Without the delay on imposing tariffs until 2027, electric vehicles with Chinese made-batteries would have been hit by tariffs that would send the cost of electric cars, which cost on average £50,000, rising by £5,000.
The delay followed a warning from Vauxhall’s parent company Stellantis, which said without it the firm would face crippling tariffs on exports that would leave it unable to make electric vehicles in the UK.
While it was “theoretically” possible that a review of the TCA could resolve the issue permanently over tariffs on batteries, there was a lack of “political will” among Government and Brussels officials to re-examine rules of origin in the trade agreement, Mr Bain said.

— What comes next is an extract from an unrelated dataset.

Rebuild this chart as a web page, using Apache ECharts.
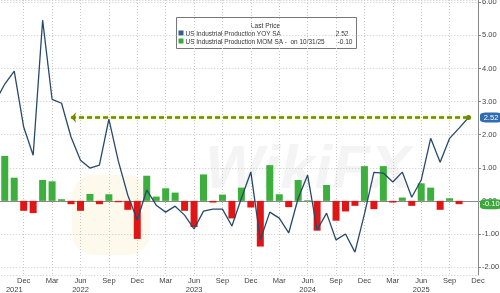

“It’s not necessarily the case that the extension of the application of the rules of origin on EVs and batteries is bound up in any operational review of the TCA,” he added.
“It’s an autonomous issue that can be resolved fairly quickly between the UK and the EU, through the existing machinery.”
He said: “I don’t believe that this operational review will lead to the wide scale reinterpretation or reopening of those rules of origin.”
An alternative solution put forward by some EU officials was for the UK to apply to join the Pan-European Mediterranean (PEM) Convention on Rules of Origin.
The pact of more than 20 European, Middle Eastern and North African countries treats goods assembled in one country from parts made in another signatory state as originating in the exporting country in order to avoid tariffs and quotas.
“That’s something that’s potentially negotiable. So that could help, certainly,” said David Henig, UK Director at the European Centre for International Political Economy (ECIPE).
But he added: “I think it’s going to be a while before the UK or European made cars are as competitive as China.”
The European Commission added a clause to the Brexit trade deal making it “legally impossible” for the extension to last any longer than three years.
The UK is the only European country not in the rules of origin zone.